- Leader: Iakub Lakoba
- Founded: 20 March 1992
- Ideology: Centrism Abkhaz nationalism
- Political position: Centre-right
- Colours: Red

Website
- http://kiaraz.org

= People's Party of Abkhazia =

The People's Party of Abkhazia (Аԥсны Ажәлартә Апартиа; აფხაზეთის სახალხო პარტია; Народная Партия Абхазии) is an oppositional political party in Abkhazia led by Iakub Lakoba. Its founding congress was held on 20 March 1992, and it claims to be the oldest political party in Abkhazia.

At its fourth congress on 22 September 1999, the party adopted its current charter and elected its current Chairman, Iakub Lakoba.
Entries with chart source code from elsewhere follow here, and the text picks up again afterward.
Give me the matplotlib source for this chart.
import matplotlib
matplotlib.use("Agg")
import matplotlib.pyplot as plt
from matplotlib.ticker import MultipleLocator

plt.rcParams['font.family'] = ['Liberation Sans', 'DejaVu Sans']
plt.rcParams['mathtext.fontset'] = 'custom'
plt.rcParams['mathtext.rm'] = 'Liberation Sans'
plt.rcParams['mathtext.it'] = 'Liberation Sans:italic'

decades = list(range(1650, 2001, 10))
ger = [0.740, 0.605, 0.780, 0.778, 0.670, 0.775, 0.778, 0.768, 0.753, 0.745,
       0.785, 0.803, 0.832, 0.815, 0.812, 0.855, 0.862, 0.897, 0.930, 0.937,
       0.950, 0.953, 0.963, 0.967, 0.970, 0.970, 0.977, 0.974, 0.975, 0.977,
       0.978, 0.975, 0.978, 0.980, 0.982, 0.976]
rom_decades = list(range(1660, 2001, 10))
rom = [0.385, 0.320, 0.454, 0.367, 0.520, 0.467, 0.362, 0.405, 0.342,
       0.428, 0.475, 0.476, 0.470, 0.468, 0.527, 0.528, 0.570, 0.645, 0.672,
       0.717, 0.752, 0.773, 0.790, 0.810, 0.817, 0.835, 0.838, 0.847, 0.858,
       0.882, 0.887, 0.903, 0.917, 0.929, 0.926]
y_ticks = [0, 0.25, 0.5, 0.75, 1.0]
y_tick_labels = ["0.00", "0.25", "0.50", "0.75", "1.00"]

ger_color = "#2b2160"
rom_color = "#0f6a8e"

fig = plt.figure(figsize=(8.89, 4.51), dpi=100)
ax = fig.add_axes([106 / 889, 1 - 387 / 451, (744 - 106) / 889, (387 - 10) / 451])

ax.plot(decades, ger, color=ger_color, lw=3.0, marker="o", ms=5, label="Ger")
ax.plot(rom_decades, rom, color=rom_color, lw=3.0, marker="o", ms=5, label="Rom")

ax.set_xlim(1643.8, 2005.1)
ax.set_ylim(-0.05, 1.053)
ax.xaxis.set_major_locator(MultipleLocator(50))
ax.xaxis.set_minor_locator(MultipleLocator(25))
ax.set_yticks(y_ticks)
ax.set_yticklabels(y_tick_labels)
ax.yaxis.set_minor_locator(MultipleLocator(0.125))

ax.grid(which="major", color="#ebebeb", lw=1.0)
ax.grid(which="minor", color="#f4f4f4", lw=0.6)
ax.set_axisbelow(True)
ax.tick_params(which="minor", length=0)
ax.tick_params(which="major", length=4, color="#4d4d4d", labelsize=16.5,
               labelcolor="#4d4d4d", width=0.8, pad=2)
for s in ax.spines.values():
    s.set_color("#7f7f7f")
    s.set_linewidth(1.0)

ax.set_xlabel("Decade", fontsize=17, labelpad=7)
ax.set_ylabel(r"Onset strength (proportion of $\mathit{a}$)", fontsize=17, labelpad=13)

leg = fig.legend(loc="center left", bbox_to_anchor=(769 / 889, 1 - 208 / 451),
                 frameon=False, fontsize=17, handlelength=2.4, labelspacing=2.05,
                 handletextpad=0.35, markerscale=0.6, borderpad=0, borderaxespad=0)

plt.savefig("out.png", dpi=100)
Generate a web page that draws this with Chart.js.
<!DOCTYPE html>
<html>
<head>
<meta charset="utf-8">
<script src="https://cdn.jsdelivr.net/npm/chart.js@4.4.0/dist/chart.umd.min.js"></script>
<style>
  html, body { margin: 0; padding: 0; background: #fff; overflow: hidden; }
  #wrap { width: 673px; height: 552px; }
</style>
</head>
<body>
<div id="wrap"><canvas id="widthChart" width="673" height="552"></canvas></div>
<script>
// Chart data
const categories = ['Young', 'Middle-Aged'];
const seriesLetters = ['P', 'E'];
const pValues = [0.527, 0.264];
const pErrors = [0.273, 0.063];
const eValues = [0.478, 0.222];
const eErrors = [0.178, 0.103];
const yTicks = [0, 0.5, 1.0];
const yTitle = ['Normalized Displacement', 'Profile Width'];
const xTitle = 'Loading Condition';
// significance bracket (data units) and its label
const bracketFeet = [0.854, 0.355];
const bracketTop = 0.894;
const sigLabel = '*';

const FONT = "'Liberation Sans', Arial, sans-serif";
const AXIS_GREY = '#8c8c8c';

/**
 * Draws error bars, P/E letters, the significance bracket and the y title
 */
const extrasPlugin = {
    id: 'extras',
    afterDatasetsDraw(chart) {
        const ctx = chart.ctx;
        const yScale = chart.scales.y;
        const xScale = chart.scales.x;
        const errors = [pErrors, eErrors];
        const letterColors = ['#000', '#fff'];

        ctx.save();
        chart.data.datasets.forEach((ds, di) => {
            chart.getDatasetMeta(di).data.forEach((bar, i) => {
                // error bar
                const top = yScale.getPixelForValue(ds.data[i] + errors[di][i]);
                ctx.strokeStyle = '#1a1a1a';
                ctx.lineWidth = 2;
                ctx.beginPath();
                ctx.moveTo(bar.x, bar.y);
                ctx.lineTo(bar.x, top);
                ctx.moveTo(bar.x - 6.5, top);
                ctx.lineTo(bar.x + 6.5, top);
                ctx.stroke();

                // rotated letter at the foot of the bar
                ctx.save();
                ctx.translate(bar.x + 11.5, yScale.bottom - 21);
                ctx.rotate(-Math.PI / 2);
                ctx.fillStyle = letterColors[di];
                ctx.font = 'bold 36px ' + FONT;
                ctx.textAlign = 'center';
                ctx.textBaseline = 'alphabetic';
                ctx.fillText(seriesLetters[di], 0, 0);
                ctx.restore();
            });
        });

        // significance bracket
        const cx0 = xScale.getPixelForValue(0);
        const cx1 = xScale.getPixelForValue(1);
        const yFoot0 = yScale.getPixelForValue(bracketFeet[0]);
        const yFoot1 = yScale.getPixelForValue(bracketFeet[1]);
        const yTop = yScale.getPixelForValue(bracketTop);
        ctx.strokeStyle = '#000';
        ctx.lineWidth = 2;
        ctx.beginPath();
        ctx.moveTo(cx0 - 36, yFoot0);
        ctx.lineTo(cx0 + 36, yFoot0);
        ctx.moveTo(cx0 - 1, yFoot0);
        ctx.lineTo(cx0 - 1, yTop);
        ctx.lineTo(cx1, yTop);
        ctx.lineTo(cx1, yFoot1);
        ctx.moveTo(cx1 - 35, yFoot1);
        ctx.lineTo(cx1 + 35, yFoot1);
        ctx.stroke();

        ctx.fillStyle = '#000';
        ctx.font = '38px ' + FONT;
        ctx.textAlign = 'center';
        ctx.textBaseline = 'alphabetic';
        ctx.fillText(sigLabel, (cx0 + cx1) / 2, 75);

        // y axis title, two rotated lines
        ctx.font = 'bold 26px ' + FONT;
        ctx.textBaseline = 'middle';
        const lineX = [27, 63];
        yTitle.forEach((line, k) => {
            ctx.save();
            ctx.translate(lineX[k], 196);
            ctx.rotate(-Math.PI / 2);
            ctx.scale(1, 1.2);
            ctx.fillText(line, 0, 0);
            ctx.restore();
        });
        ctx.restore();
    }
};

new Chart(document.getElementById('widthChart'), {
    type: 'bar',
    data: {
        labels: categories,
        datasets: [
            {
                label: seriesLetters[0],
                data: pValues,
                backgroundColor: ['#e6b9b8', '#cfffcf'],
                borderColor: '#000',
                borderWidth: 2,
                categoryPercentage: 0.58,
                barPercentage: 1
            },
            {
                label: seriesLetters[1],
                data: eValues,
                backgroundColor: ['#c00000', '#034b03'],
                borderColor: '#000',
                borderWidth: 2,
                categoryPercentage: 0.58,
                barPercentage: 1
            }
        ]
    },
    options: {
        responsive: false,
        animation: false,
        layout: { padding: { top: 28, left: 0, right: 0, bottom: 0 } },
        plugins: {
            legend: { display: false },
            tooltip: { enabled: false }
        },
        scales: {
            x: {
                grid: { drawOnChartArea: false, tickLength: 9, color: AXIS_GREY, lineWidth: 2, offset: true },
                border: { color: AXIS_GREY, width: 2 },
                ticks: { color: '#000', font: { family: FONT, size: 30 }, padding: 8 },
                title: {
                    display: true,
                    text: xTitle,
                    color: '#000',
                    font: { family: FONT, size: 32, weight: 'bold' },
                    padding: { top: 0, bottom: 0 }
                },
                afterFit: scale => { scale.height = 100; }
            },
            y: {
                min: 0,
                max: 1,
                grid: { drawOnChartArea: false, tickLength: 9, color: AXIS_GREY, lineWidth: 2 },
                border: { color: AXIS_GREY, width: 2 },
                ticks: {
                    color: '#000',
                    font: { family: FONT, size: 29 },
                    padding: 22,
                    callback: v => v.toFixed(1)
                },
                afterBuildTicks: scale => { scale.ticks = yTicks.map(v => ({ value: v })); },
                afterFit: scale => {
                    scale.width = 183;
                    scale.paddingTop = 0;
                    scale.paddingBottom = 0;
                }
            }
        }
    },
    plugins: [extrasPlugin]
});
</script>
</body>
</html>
The People's Party was one of the parties that stood at the basis of the Forum of Abkhaz People's Unity founded 8 February 2005. On 30 January 2008 it was announced the People's Party and the newly founded Party for Economic Development of Abkhazia had signed a cooperation agreement.

On 10 July 2013, the People's Party signed a cooperation agreement with fellow opposition parties United Abkhazia, the Forum for the National Unity of Abkhazia and the Party for the Economic Development of Abkhazia, and with a number of social movements.

On 29 February 2016, the People's Party became a founding member of the Council for the National Unity of the Republic of Abkhazia, uniting political forces that were neither pro-government nor pro-opposition.